Mit diesen Begriffen wird darauf aufmerksam gemacht, dass wir nicht nur als Individuen im jeweiligen Jetzt existieren, sondern als Teilnehmer einer (noch) nationalstaatlich organisierten Gesellschaft, deren Geschichte in unsere Gegenwart ragt und uns in gewissem Umfang Pflichten auferlegt. Wir übernehmen Verantwortung da, wo wir als Einzelne nicht schuldig sind. Diese Übernahme ist ein bewusster, kollektiver Akt. Er versteht sich nicht von selbst. Er muss erstritten werden – wie beim erfolgreichen Kampf um die Entschädigung der Zwangsarbeiter.

Schicksalsgemeinschaft hingegen ist uns vorgegeben, im Zweifel „von oben“. Mit dem Schicksal kann man nicht diskutieren.

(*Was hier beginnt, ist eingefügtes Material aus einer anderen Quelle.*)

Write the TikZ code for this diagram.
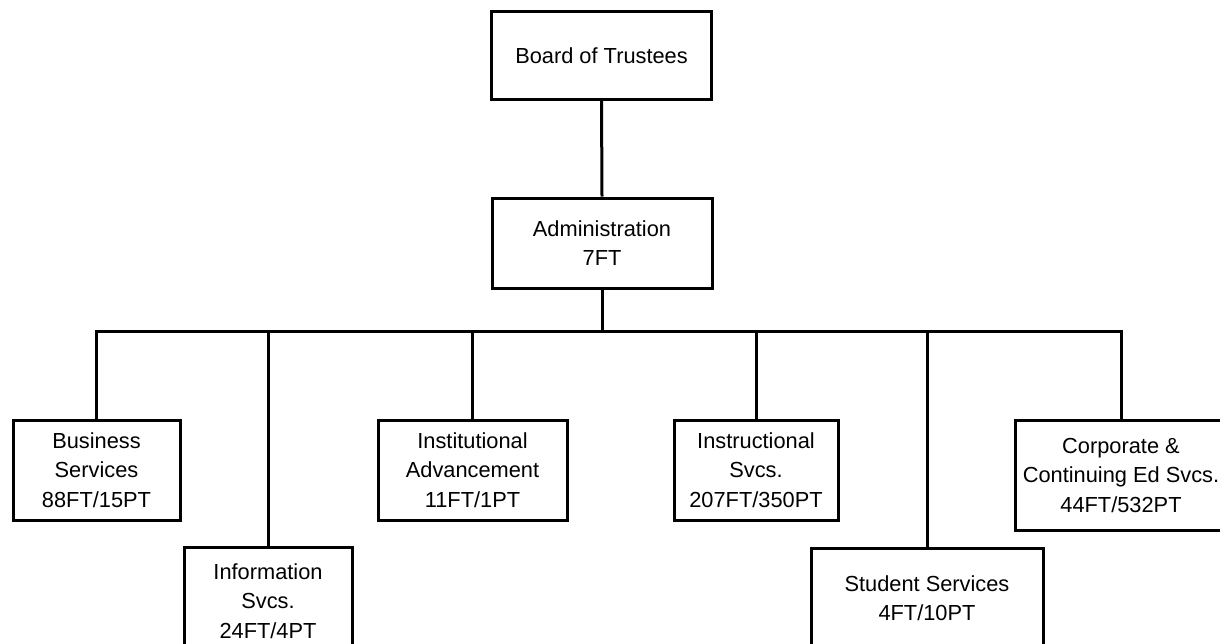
\documentclass[tikz,border=0pt]{standalone}
\usepackage{fontspec}
\setmainfont{Liberation Sans}
\begin{document}
\begin{tikzpicture}[x=0.5pt,y=-0.5pt,
  orgbox/.style={draw=black, line width=1.5pt, fill=white, align=center,
    font=\fontsize{10.9}{14.75}\selectfont, inner sep=0pt},
  link/.style={line width=1.5pt}]
\useasboundingbox (0,0) rectangle (1220,643);
\clip (0,0) rectangle (1220,643);
\node[orgbox, minimum width=110pt, minimum height=44pt] (board) at (601.5,55.5) {Board of Trustees};
\node[orgbox, minimum width=110pt, minimum height=45pt] (admin) at (602,243) {Administration\\7FT};
\node[orgbox, minimum width=83.5pt, minimum height=50pt] (bus) at (96.5,470) {Business\\Services\\88FT/15PT};
\node[orgbox, minimum width=84pt, minimum height=54pt] (info) at (268,601) {Information\\Svcs.\\24FT/4PT};
\node[orgbox, minimum width=94.5pt, minimum height=50pt] (inst) at (472.5,470) {Institutional\\Advancement\\11FT/1PT};
\node[orgbox, minimum width=82pt, minimum height=50pt] (instr) at (756,470) {Instructional\\Svcs.\\207FT/350PT};
\node[orgbox, minimum width=116pt, minimum height=50pt] (stud) at (927,598) {Student Services\\4FT/10PT};
\node[orgbox, minimum width=106pt, minimum height=55pt] (corp) at (1121,475) {Corporate \&\\Continuing Ed Svcs.\\44FT/532PT};
\coordinate (hub) at (602,331);
\draw[link] (board.south) -- (admin.north);
\draw[link] (admin.south) -- (hub);
\draw[link] (bus.north) |- (hub) -| (corp.north);
\draw[link] (info.north) -- (info.north |- hub);
\draw[link] (inst.north) -- (inst.north |- hub);
\draw[link] (instr.north) -- (instr.north |- hub);
\draw[link] (stud.north) -- (stud.north |- hub);
\end{tikzpicture}
\end{document}
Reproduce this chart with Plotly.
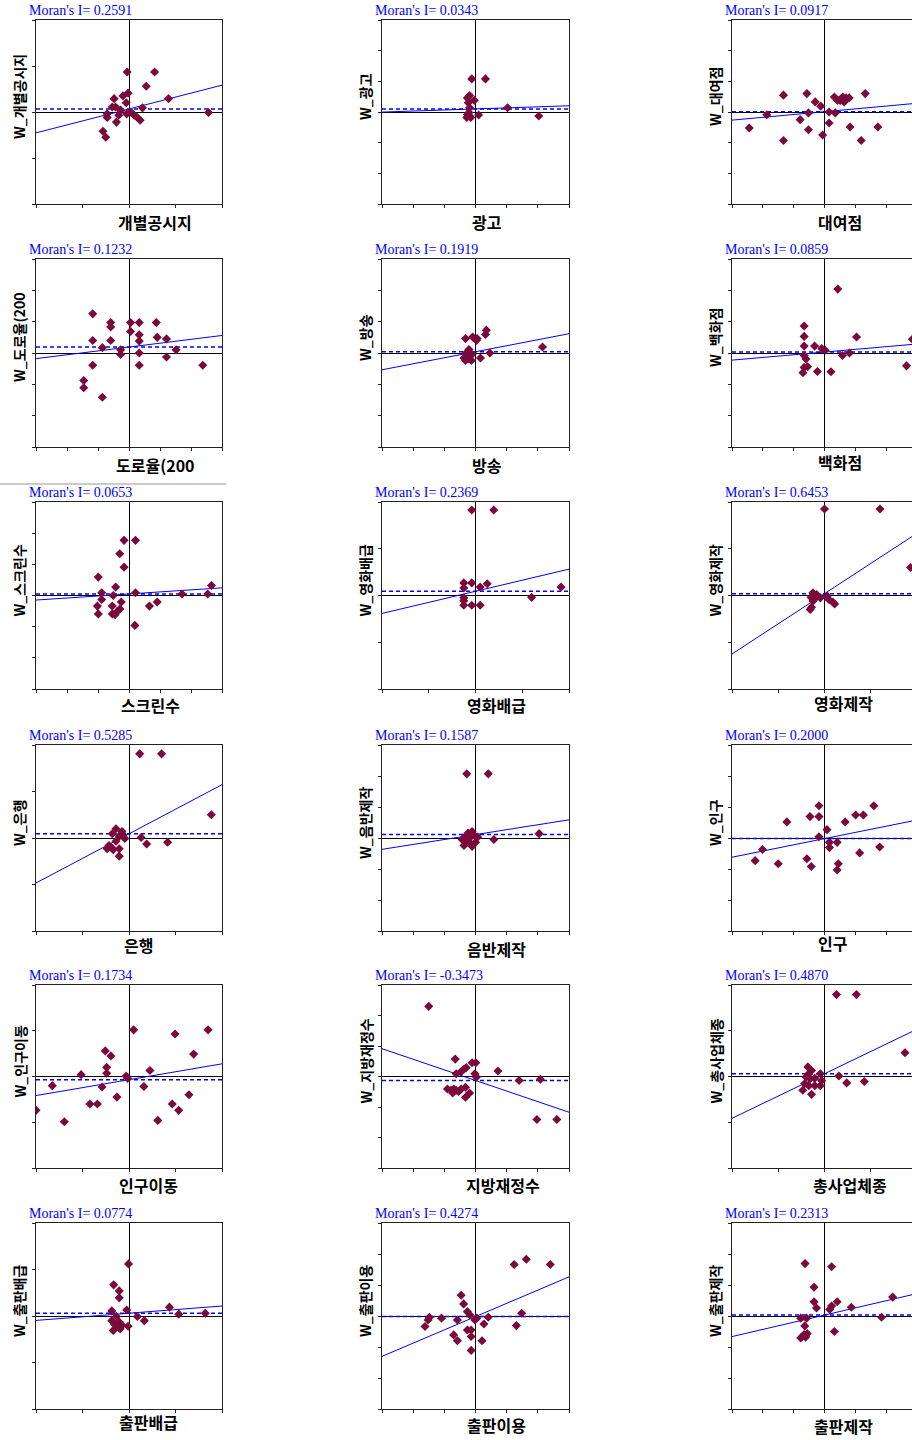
import plotly.graph_objects as go

# ---------------- data ----------------
x_names = ["개별공시지", "광고", "대여점", "도로율(200", "방송", "백화점",
           "스크린수", "영화배급", "영화제작", "은행", "음반제작", "인구",
           "인구이동", "지방재정수", "총사업체종", "출판배급", "출판이용", "출판제작"]
y_names = ["W_" + n for n in x_names]
moran_i = [0.2591, 0.0343, 0.0917, 0.1232, 0.1919, 0.0859,
           0.0653, 0.2369, 0.6453, 0.5285, 0.1587, 0.2000,
           0.1734, -0.3473, 0.4870, 0.0774, 0.4274, 0.2313]
intercepts = [0.065, 0.10, 0.01, 0.19, 0.04, 0.03,
              0.05, 0.09, 0.04, 0.09, 0.11, -0.02,
              -0.07, -0.13, 0.06, 0.06, -0.02, 0.03]
axis_limits = [2, 3, 3, 3, 3, 3, 3, 2, 2, 2, 3, 3, 2, 3, 2, 2, 3, 3]

x_vals = [
    [-0.04, 0.55, 0.37, -0.02, -0.13, -0.32, 0.85, -0.06, -0.36, -0.29, 0.29, -0.18, -0.05, -0.22, 0.11, -0.47, -0.47, 0.18, 0.24, -0.27, -0.56, -0.50, 1.71, 0.04],
    [-0.12, 0.32, -0.19, -0.26, -0.04, -0.23, -0.19, -0.26, -0.19, -0.28, -0.15, 0.10, 1.03, 2.03, -0.21],
    [-2.44, -1.87, -1.33, -1.33, -0.79, -0.57, -0.52, -0.52, -0.30, -0.12, -0.06, 0.15, 0.15, 0.35, 0.32, 0.42, 0.51, 0.59, 0.64, 0.70, 0.80, 0.83, 1.19, 1.32, 1.73],
    [-1.17, -0.59, -0.59, -1.17, -0.59, -0.86, -0.27, -0.27, 0.05, 0.33, 0.05, 0.33, 0.33, 0.33, 0.88, 0.91, 1.21, 1.52, 1.21, 0.33, -1.17, 2.38, -1.46, -1.46, -0.86],
    [-0.32, -0.09, 0.05, 0.03, 0.32, 0.35, -0.21, -0.30, -0.27, -0.21, -0.37, -0.13, 0.16, 0.46, 2.15, -0.11, -0.32],
    [-0.66, -0.66, 0.43, -0.66, -0.32, -0.09, 0.02, 1.04, -0.66, -0.60, -0.66, -0.55, -0.23, 0.21, 0.58, 0.81, 2.66, 2.85, -0.70],
    [-0.16, 0.21, -0.30, -0.16, -0.99, -0.43, -0.88, -0.51, 0.21, -0.88, -1.02, -0.54, -0.25, -0.99, -0.54, -0.45, -0.38, -0.29, 0.66, 0.91, 0.19, 1.71, 2.54, 2.66],
    [-0.08, 0.39, -0.25, -0.08, 0.25, 0.10, -0.25, -0.25, -0.25, -0.25, -0.08, 0.10, 1.83, 1.20],
    [0.00, 1.20, 1.86, -0.25, -0.29, -0.21, -0.09, -0.25, -0.28, -0.31, 0.10, 0.18, 0.22, 0.06, -0.17],
    [0.23, 0.70, 1.77, -0.28, -0.15, -0.36, -0.21, -0.09, -0.28, -0.43, -0.47, -0.34, -0.21, -0.38, -0.21, 0.26, 0.38, 0.83, -0.13],
    [-0.28, 0.41, 2.04, 0.59, -0.33, -0.24, -0.11, -0.06, -0.33, -0.37, -0.15, 0.00, -0.19, -0.43, -0.11, 0.07],
    [-2.25, -2.01, -1.50, -1.22, -0.57, -0.47, -0.43, -0.18, -0.18, -0.18, 0.08, 0.16, 0.16, 0.41, 0.45, 0.41, 0.67, 1.01, 1.26, 1.60, 1.14, 1.79],
    [0.10, 0.99, 1.70, 1.39, -0.51, -0.39, -0.48, -0.48, 0.45, -1.03, -0.06, -0.03, -1.65, -0.58, 0.32, -0.26, -0.84, -0.68, 0.93, 1.29, 1.07, 0.62, -1.39, -2.00],
    [-1.50, -0.65, -0.62, -0.46, -0.37, -0.30, -0.11, 0.01, -0.02, 0.03, 0.72, 1.40, 2.08, -0.90, -0.79, -0.70, -0.62, -0.54, -0.46, -0.32, -0.19, -0.32, 1.97, 2.61, -0.73],
    [0.26, 0.69, 1.74, -0.36, -0.28, -0.34, -0.40, -0.31, -0.21, -0.09, -0.43, -0.34, -0.21, -0.09, -0.47, -0.28, 0.31, 0.48, 0.86, -0.06],
    [-0.01, -0.33, -0.21, -0.21, -0.37, -0.05, -0.27, 0.18, 0.33, -0.37, -0.31, -0.21, -0.26, -0.19, -0.34, -0.02, 0.87, 1.07, 1.64, -0.15],
    [1.24, 1.63, 2.40, -0.46, -0.38, -0.26, -0.18, -0.58, -1.09, -1.48, -1.52, -1.62, 0.04, 0.27, 0.41, -0.26, -0.14, -0.14, -0.70, -0.58, -0.14, 0.21, 1.31, 1.48, -0.02],
    [-0.63, 0.23, -0.34, -0.34, -0.26, 0.41, 0.23, 0.17, 0.87, 2.21, 1.85, -0.77, -0.58, -0.64, 0.32, -0.77, -0.66, -0.56, -0.72, -0.61],
]
y_vals = [
    [0.87, 0.87, 0.56, 0.41, 0.35, 0.29, 0.29, 0.20, 0.11, 0.11, 0.09, 0.04, -0.04, -0.07, -0.07, -0.04, -0.12, -0.12, -0.18, -0.22, -0.42, -0.55, -0.01, 0.00],
    [1.08, 1.08, 0.54, 0.46, 0.38, 0.30, 0.14, -0.08, -0.13, -0.18, -0.18, -0.10, 0.14, -0.13, -0.02],
    [-0.52, -0.09, 0.55, -0.93, -0.25, 0.60, -0.03, -0.58, 0.33, 0.19, -0.75, 0.00, -0.36, -0.03, 0.49, 0.38, 0.38, 0.49, 0.33, 0.46, 0.46, -0.49, -0.93, 0.60, -0.49],
    [1.25, 0.97, 0.83, 0.40, 0.40, 0.17, 0.10, -0.05, 0.97, 0.97, 0.69, 0.58, 0.38, 0.00, 0.97, 0.50, 0.45, 0.10, -0.13, -0.39, -0.39, -0.39, -0.88, -1.11, -1.41],
    [0.46, 0.51, 0.46, 0.40, 0.59, 0.73, 0.11, 0.00, -0.11, -0.19, -0.16, -0.24, -0.16, 0.00, 0.19, -0.05, -0.24],
    [0.86, 0.53, 2.04, 0.22, 0.22, 0.14, 0.09, 0.51, -0.08, -0.19, -0.46, -0.44, -0.59, -0.60, -0.08, 0.00, -0.41, 0.44, -0.63],
    [1.77, 1.77, 1.34, 0.91, 0.59, 0.27, 0.09, 0.00, 0.09, -0.13, -0.34, -0.34, -0.21, -0.59, -0.59, -0.62, -0.51, -0.43, -0.34, -0.21, -0.96, 0.05, 0.05, 0.32],
    [1.83, 1.83, 0.27, 0.27, 0.25, 0.18, 0.16, -0.05, -0.11, -0.21, -0.21, -0.21, 0.18, -0.04],
    [1.85, 1.85, 0.60, 0.06, -0.04, -0.07, -0.05, -0.12, -0.25, -0.30, -0.09, -0.14, -0.18, -0.01, 0.02],
    [1.81, 1.81, 0.50, 0.20, 0.14, 0.09, 0.04, -0.01, -0.07, -0.16, -0.23, -0.25, -0.23, -0.20, -0.39, 0.01, -0.13, -0.09, 0.07],
    [2.07, 2.07, 0.14, -0.05, 0.05, 0.16, 0.21, 0.11, -0.11, -0.24, -0.18, -0.14, 0.00, -0.05, -0.27, 0.03],
    [-0.73, -0.37, -0.83, 0.52, -0.67, 0.69, -0.92, 0.69, 1.04, 0.04, 0.27, -0.14, -0.31, -0.14, -0.83, -1.03, 0.52, 0.74, 0.74, 1.04, -0.48, -0.29],
    [1.02, 0.93, 1.02, 0.49, 0.56, 0.45, 0.20, 0.07, 0.13, 0.04, 0.01, -0.04, -0.20, -0.23, -0.22, -0.45, -0.60, -0.60, -0.60, -0.40, -0.74, -0.96, -0.99, -0.74],
    [2.30, 0.57, 0.09, 0.16, 0.24, 0.29, 0.45, 0.45, 0.09, -0.02, 0.18, -0.13, -0.09, -0.41, -0.45, -0.41, -0.45, -0.49, -0.41, -0.35, -0.54, -0.68, -1.41, -1.41, -0.54],
    [1.79, 1.79, 0.52, 0.21, 0.13, 0.06, -0.01, -0.05, -0.04, 0.06, -0.16, -0.20, -0.20, -0.20, -0.30, -0.39, 0.01, -0.14, -0.11, -0.09],
    [1.12, 0.67, 0.54, 0.39, 0.11, 0.13, -0.01, -0.01, -0.10, -0.10, -0.18, -0.13, -0.22, -0.28, -0.31, -0.22, 0.19, 0.04, 0.06, -0.20],
    [1.66, 1.83, 1.66, 0.67, 0.39, 0.14, 0.03, -0.13, -0.07, -0.04, -0.13, -0.34, -0.07, -0.26, -0.04, -0.45, -0.45, -0.66, -0.61, -0.80, -1.11, -0.80, -0.31, 0.09, -0.13],
    [1.69, 1.59, 0.93, 0.46, 0.26, 0.46, 0.32, 0.21, 0.28, 0.61, -0.04, -0.07, -0.07, -0.32, -0.50, -0.71, -0.60, -0.57, -0.66, -0.68],
]

# ---------------- layout geometry (page pixels) ----------------
W, H = 912, 1440
col_left = [36, 382, 732]
col_right = [222, 569, 917]     # right column extends past the page edge
row_top = [20, 259, 502, 745, 985, 1223]
row_bottom = [204, 447, 689, 931, 1168, 1409]
xtitle_cx = [155, 487, 840, 155, 487, 840, 150, 497, 843,
             138, 497, 833, 148, 503, 850, 148, 497, 843]
xtitle_cy = [222, 222, 222, 465, 465, 462, 705, 705, 703,
             945, 949, 943, 1185, 1185, 1185, 1422, 1425, 1426]


def px(v):
    return v / W


def py(v):
    return 1 - v / H


MARKER = "#7B0A3C"
BLUE = "#0000FF"
AXC = "#222222"

fig = go.Figure()
annotations = []
shapes = []

for i in range(18):
    r, c = divmod(i, 3)
    lim = axis_limits[i]
    left, right = col_left[c], col_right[c]
    top, bottom = row_top[r], row_bottom[r]
    vis_right = min(right, W)
    unit = (right - left) / (2 * lim)
    xmax = lim - (right - vis_right) / unit
    sfx = "" if i == 0 else str(i + 1)
    xa, ya = "x" + sfx, "y" + sfx

    xs = [-lim, xmax]
    fig.add_trace(go.Scatter(x=xs, y=[intercepts[i]] * 2, mode="lines",
                             line=dict(color=BLUE, width=1.5, dash="4px,3px"),
                             xaxis=xa, yaxis=ya, showlegend=False, hoverinfo="skip"))
    fig.add_trace(go.Scatter(x=xs, y=[moran_i[i] * v + intercepts[i] for v in xs], mode="lines",
                             line=dict(color=BLUE, width=1),
                             xaxis=xa, yaxis=ya, showlegend=False, hoverinfo="skip"))
    fig.add_trace(go.Scatter(x=x_vals[i], y=y_vals[i], mode="markers",
                             marker=dict(symbol="diamond", size=7, color=MARKER),
                             xaxis=xa, yaxis=ya, showlegend=False))

    common = dict(showgrid=False, zeroline=True, zerolinecolor="#000000", zerolinewidth=1,
                  showline=True, linecolor=AXC, linewidth=1, ticks="outside",
                  ticklen=3, tickcolor=AXC, showticklabels=False, dtick=1, fixedrange=True)
    fig.layout["xaxis" + sfx] = dict(common, domain=[px(left), min(px(vis_right), 1)],
                                     range=[-lim, xmax], anchor=ya, mirror=True)
    fig.layout["yaxis" + sfx] = dict(common, domain=[py(bottom), py(top)],
                                     range=[-lim, lim], anchor=xa,
                                     mirror=(right <= W))

    annotations.append(dict(text="Moran's I= %.4f" % moran_i[i], xref="paper", yref="paper",
                            x=px(left - 8), y=py(top - 1), xanchor="left", yanchor="bottom",
                            showarrow=False, borderpad=0,
                            font=dict(family="Liberation Serif", size=14, color=BLUE)))
    annotations.append(dict(text="<b>" + x_names[i] + "</b>", xref="paper", yref="paper",
                            x=px(xtitle_cx[i]), y=py(xtitle_cy[i]), xanchor="center",
                            yanchor="middle", showarrow=False, borderpad=0,
                            font=dict(family="Noto Sans CJK KR", size=16, color="#000000")))
    annotations.append(dict(text="<b>" + y_names[i] + "</b>", xref="paper", yref="paper",
                            x=px(left - 17), y=py((top + bottom) / 2 - 15),
                            xanchor="center", yanchor="middle", textangle=-90, showarrow=False,
                            borderpad=0,
                            font=dict(family="Noto Sans CJK KR", size=14, color="#000000")))

# thin separator line seen above the 스크린수 panel
shapes.append(dict(type="line", xref="paper", yref="paper", x0=0, x1=px(226),
                   y0=py(484), y1=py(484), line=dict(color="#999999", width=1)))

fig.update_layout(width=W, height=H, margin=dict(l=0, r=0, t=0, b=0),
                  paper_bgcolor="white", plot_bgcolor="white",
                  annotations=annotations, shapes=shapes)

# remove the default 8px page margin so the figure fills the window exactly
fig.write_html("out.html", config={"displayModeBar": False},
               post_script="document.body.style.margin='0';document.body.style.overflow='hidden';")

Die Schicksalsgemeinschaft kettet uns aneinander, in ihr drückt sich unser Wesen aus. Wodurch hat sich in der Vergangenheit die deutsche Schicksalsgemeinschaft konstituiert? Sie tat es vor allem im Medium der Sprache und des Blutes. Von der Schicksalsgemeinschaft der Deutschen raunte schon die Romantik. Schon damals ging es um ein Unternehmen, das von der Vorstellung einer Identität der Deutschen mit sich selbst quer durch die Zeiten zehrte.

Hinter diesem Konstrukt verbirgt sich eine Vorstellung von Gemeinschaft, die nicht erst durch gesellschaftliche Verständigungsprozesse herzustellen wäre. Und diese Schicksalsgemeinschaft eignet sich vorzüglich zur Ausgrenzung von allem, das nicht an unserem (historischen wie gegenwärtigen) Schicksal teilhat. Nicht umsonst gehörte daher der Begriff zum Inventar der Nazipropaganda. Vom Schicksal in der Gemeinschaftsform zu sprechen vermittelte Erhabenheit. So ließ sich leichter sterben, als Angehöriger des Schicksalskollektivs.

Wie soll eigentlich die „Schicksalsgemeinschaft“ der Deutschen den deutschen Staatsbürgern türkischer Nationalität nahe gebracht werden, wie sollen sie für etwas einstehen, von dem sie definitionsgemäß ausgeschlossen sind – der deutschen Geschichte? Viola Georgi hat in ihrer „Entliehenen Erinnerung“ die Geschichtsbilder junger Migranten in Deutschland untersucht und festgestellt, jede Verpflichtung aus der deutschen Geschichte setze voraus, dass diese Pflicht sich aus staatsbürgerlichem Bewusstsein und aus einem universell gültigen Wertzusammenhang herleitet.

Statt die Schicksalsgemeinschaft der Deutschen zu bemühen, sollten wir besser von republikanischen Werten reden, von Gemeinsinn, der uns abverlangt, auch historische Lasten zu tragen. Der Vorteil dieses Verfahrens besteht darin, dass es einem Begründungszwang unterliegt. Wir können entscheiden, was das gemeine Wohl fordert und was uns nur im Hinblick auf ein angebliches Gemeinwohl (siehe Hartz IV) abverlangt wird. Die Schicksalsgemeinschaft hingegen verlangt von uns Identifizierung und blinde Hinnahme.